Carlos Rodon remains exactly the kind of rookie starter who seems like he was built in a factory somewhere solely to torment managers in re-draft leagues. For all the promise and potential, he’s just not there yet as a reliable fantasy asset, and a week like this is a case-in-point example. The Cardinals are a strong matchup for him on paper, as they struggle terribly against left-handed starters and strike out at a particularly high clip versus southpaws. His second start, however, sees him roll into Cleveland, which just so happens to house the offense with the best K:BB rate against left-handed pitching. He held his own in an earlier start against them, posting a quality start despite walking five. He’s worth considering in deeper formats, but between the extreme WHIP liability and limited win potential with that terrible offense working for him, he should be on he “sit” end of the spectrum in most formats.

SIT

J.A. Happ

@DET, TOR

Matt Moore

@PHI, BAL

Wandy Rodriguez

@COL, @LAA

Notes:

Managers who drafted J.A. Happ late have gotten some nice mileage out of him as a relatively consistent back-end arm this year, but it’s important not to get greedy with guys like him. In addition to all of the nasty numbers I threw out about Toronto and Detroit in the Walker blurb above, those two teams also happen to be the best two offenses in the league at handling left-handed pitching. I like Happ in general, but specifically for this week, I’ll pass.
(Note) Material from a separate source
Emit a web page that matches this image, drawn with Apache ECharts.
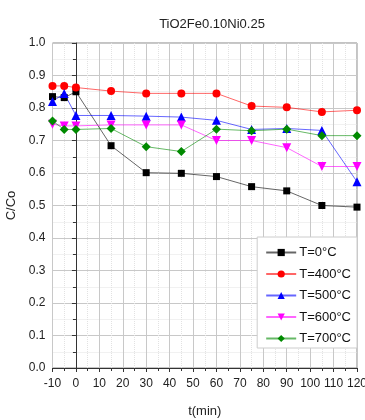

Matt Moore pretty much has to be a “sit” until further notice right now. His first three starts back have not gone well, and he’s currently sitting almost a full three mph below where he sat back in the halcyon days of fantasy relevance. He’s a guy who even at his best will be a dangerous play for your WHIP, and the whiffs haven’t reemerged to hedge that risk. Both opponents are middle-of-the-road offenses against lefties. Chances are, if you drafted Moore, you did so understanding he was a long-term project for the end of the year, and we’re not there yet.